* **Your goal**
Transcribe the listing exactly, leaving out every picture.
* Start Information supplied *
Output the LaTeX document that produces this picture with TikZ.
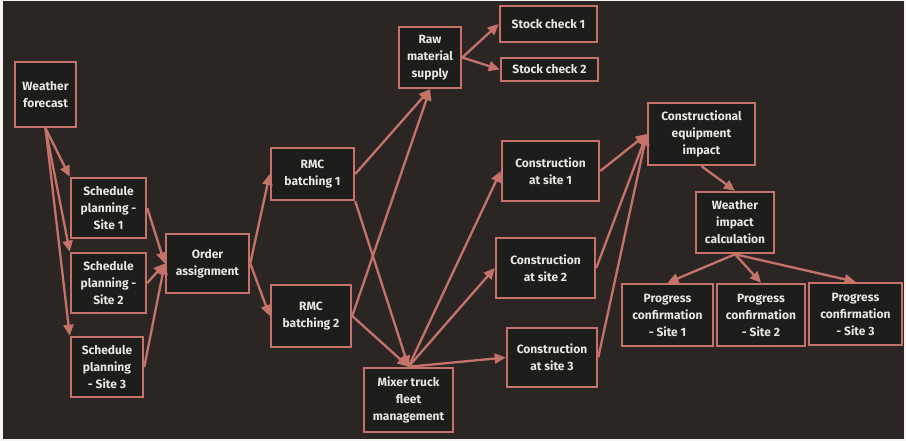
\documentclass[tikz,border=0pt]{standalone}
\usepackage{fontspec}
\setmainfont{Fira Sans}
\usetikzlibrary{arrows.meta}

\definecolor{pagedark}{RGB}{43,38,36}
\definecolor{boxdark}{RGB}{29,29,28}
\definecolor{salmon}{RGB}{197,114,106}
\definecolor{boxtext}{RGB}{232,230,224}

\tikzset{
	box/.style={draw=salmon, fill=boxdark, line width=2.5pt, text=boxtext,
		font=\bfseries\fontsize{12}{17}\selectfont, align=center, inner sep=1pt},
	flow/.style={draw=salmon, line width=2.3pt, -{Triangle[length=11pt,width=10pt]}}
}

\begin{document}
\begin{tikzpicture}[x=1pt,y=-1pt]
	\useasboundingbox (0,0) rectangle (906,441);
	\fill[white!92!gray] (0,0) rectangle (906,441);
	\fill[pagedark] (3,1) rectangle (904,439);
	% left part
	\node[box, minimum width=61, minimum height=65] (wf) at (45.5,94.5) {Weather\\forecast};
	\node[box, minimum width=75, minimum height=60] (sp1) at (108.5,208) {Schedule\\planning -\\Site 1};
	\node[box, minimum width=75, minimum height=60] (sp2) at (108.5,283) {Schedule\\planning -\\Site 2};
	\node[box, minimum width=72, minimum height=60] (sp3) at (107,367) {Schedule\\planning\\- Site 3};
	\node[box, minimum width=83, minimum height=59] (oa) at (207.5,263.5) {Order\\assignment};
	% batching and supply
	\node[box, minimum width=83, minimum height=52] (rmc1) at (312.5,174) {RMC\\batching 1};
	\node[box, minimum width=80, minimum height=62] (rmc2) at (311,316) {RMC\\batching 2};
	\node[box, minimum width=62, minimum height=61] (raw) at (430,57.5) {Raw\\material\\supply};
	\node[box, minimum width=97, minimum height=36] (sc1) at (548.5,24) {Stock check 1};
	\node[box, minimum width=97, minimum height=23] (sc2) at (549.5,69.5) {Stock check 2};
	\node[box, minimum width=89, minimum height=64] (mtf) at (408.5,400) {Mixer truck\\fleet\\management};
	% construction sites
	\node[box, minimum width=97, minimum height=60] (cs1) at (550.5,171) {Construction\\at site 1};
	\node[box, minimum width=99, minimum height=60] (cs2) at (545.5,268) {Construction\\at site 2};
	\node[box, minimum width=90, minimum height=59] (cs3) at (552,357.5) {Construction\\at site 3};
	% impact and progress
	\node[box, minimum width=107, minimum height=62] (cei) at (701.5,134) {Constructional\\equipment\\impact};
	\node[box, minimum width=78, minimum height=61] (wic) at (735,222.5) {Weather\\impact\\calculation};
	\node[box, minimum width=91, minimum height=62] (pc1) at (667.5,315) {Progress\\confirmation\\- Site 1};
	\node[box, minimum width=88, minimum height=62] (pc2) at (761,315) {Progress\\confirmation\\- Site 2};
	\node[box, minimum width=93, minimum height=62] (pc3) at (855.5,314) {Progress\\confirmation\\- Site 3};

	\draw[flow] (wf.south) -- (sp1.north west);
	\draw[flow] (wf.south) -- (sp2.north west);
	\draw[flow] (wf.south) -- (sp3.north west);
	\draw[flow] (sp1.east) -- (oa.west);
	\draw[flow] (sp2.east) -- (oa.west);
	\draw[flow] (sp3.east) -- (oa.west);
	\draw[flow] (oa.east) -- (rmc1.west);
	\draw[flow] (oa.east) -- (rmc2.west);
	\draw[flow] (rmc1.east) -- (raw.south);
	\draw[flow] (rmc2.east) -- (raw.south);
	\draw[flow] (rmc1.south east) -- (mtf.north);
	\draw[flow] (rmc2.east) -- (mtf.north);
	\draw[flow] (raw.east) -- (sc1.west);
	\draw[flow] (raw.east) -- (sc2.west);
	\draw[flow] (mtf.north) -- (cs1.west);
	\draw[flow] (mtf.north) -- (cs2.west);
	\draw[flow] (mtf.north) -- (cs3.west);
	\draw[flow] (cs1.east) -- (cei.west);
	\draw[flow] (cs2.east) -- (cei.west);
	\draw[flow] (cs3.east) -- (cei.west);
	\draw[flow] (cei.south) -- (wic.north);
	\draw[flow] (wic.south) -- (pc1.north);
	\draw[flow] (wic.south) -- (pc2.north);
	\draw[flow] (wic.south) -- (pc3.north);
\end{tikzpicture}
\end{document}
* End Information supplied *
* **Solution to this exercise**
Output the LaTeX document that produces this picture with TikZ.
\documentclass[tikz,border=0pt]{standalone}
\usepackage{fontspec}
\setmainfont{Fira Sans}
\usetikzlibrary{arrows.meta}

\definecolor{pagedark}{RGB}{43,38,36}
\definecolor{boxdark}{RGB}{29,29,28}
\definecolor{salmon}{RGB}{197,114,106}
\definecolor{boxtext}{RGB}{232,230,224}

\tikzset{
	box/.style={draw=salmon, fill=boxdark, line width=2.5pt, text=boxtext,
		font=\bfseries\fontsize{12}{17}\selectfont, align=center, inner sep=1pt},
	flow/.style={draw=salmon, line width=2.3pt, -{Triangle[length=11pt,width=10pt]}}
}

\begin{document}
\begin{tikzpicture}[x=1pt,y=-1pt]
	\useasboundingbox (0,0) rectangle (906,441);
	\fill[white!92!gray] (0,0) rectangle (906,441);
	\fill[pagedark] (3,1) rectangle (904,439);
	% left part
	\node[box, minimum width=61, minimum height=65] (wf) at (45.5,94.5) {Weather\\forecast};
	\node[box, minimum width=75, minimum height=60] (sp1) at (108.5,208) {Schedule\\planning -\\Site 1};
	\node[box, minimum width=75, minimum height=60] (sp2) at (108.5,283) {Schedule\\planning -\\Site 2};
	\node[box, minimum width=72, minimum height=60] (sp3) at (107,367) {Schedule\\planning\\- Site 3};
	\node[box, minimum width=83, minimum height=59] (oa) at (207.5,263.5) {Order\\assignment};
	% batching and supply
	\node[box, minimum width=83, minimum height=52] (rmc1) at (312.5,174) {RMC\\batching 1};
	\node[box, minimum width=80, minimum height=62] (rmc2) at (311,316) {RMC\\batching 2};
	\node[box, minimum width=62, minimum height=61] (raw) at (430,57.5) {Raw\\material\\supply};
	\node[box, minimum width=97, minimum height=36] (sc1) at (548.5,24) {Stock check 1};
	\node[box, minimum width=97, minimum height=23] (sc2) at (549.5,69.5) {Stock check 2};
	\node[box, minimum width=89, minimum height=64] (mtf) at (408.5,400) {Mixer truck\\fleet\\management};
	% construction sites
	\node[box, minimum width=97, minimum height=60] (cs1) at (550.5,171) {Construction\\at site 1};
	\node[box, minimum width=99, minimum height=60] (cs2) at (545.5,268) {Construction\\at site 2};
	\node[box, minimum width=90, minimum height=59] (cs3) at (552,357.5) {Construction\\at site 3};
	% impact and progress
	\node[box, minimum width=107, minimum height=62] (cei) at (701.5,134) {Constructional\\equipment\\impact};
	\node[box, minimum width=78, minimum height=61] (wic) at (735,222.5) {Weather\\impact\\calculation};
	\node[box, minimum width=91, minimum height=62] (pc1) at (667.5,315) {Progress\\confirmation\\- Site 1};
	\node[box, minimum width=88, minimum height=62] (pc2) at (761,315) {Progress\\confirmation\\- Site 2};
	\node[box, minimum width=93, minimum height=62] (pc3) at (855.5,314) {Progress\\confirmation\\- Site 3};

	\draw[flow] (wf.south) -- (sp1.north west);
	\draw[flow] (wf.south) -- (sp2.north west);
	\draw[flow] (wf.south) -- (sp3.north west);
	\draw[flow] (sp1.east) -- (oa.west);
	\draw[flow] (sp2.east) -- (oa.west);
	\draw[flow] (sp3.east) -- (oa.west);
	\draw[flow] (oa.east) -- (rmc1.west);
	\draw[flow] (oa.east) -- (rmc2.west);
	\draw[flow] (rmc1.east) -- (raw.south);
	\draw[flow] (rmc2.east) -- (raw.south);
	\draw[flow] (rmc1.south east) -- (mtf.north);
	\draw[flow] (rmc2.east) -- (mtf.north);
	\draw[flow] (raw.east) -- (sc1.west);
	\draw[flow] (raw.east) -- (sc2.west);
	\draw[flow] (mtf.north) -- (cs1.west);
	\draw[flow] (mtf.north) -- (cs2.west);
	\draw[flow] (mtf.north) -- (cs3.west);
	\draw[flow] (cs1.east) -- (cei.west);
	\draw[flow] (cs2.east) -- (cei.west);
	\draw[flow] (cs3.east) -- (cei.west);
	\draw[flow] (cei.south) -- (wic.north);
	\draw[flow] (wic.south) -- (pc1.north);
	\draw[flow] (wic.south) -- (pc2.north);
	\draw[flow] (wic.south) -- (pc3.north);
\end{tikzpicture}
\end{document}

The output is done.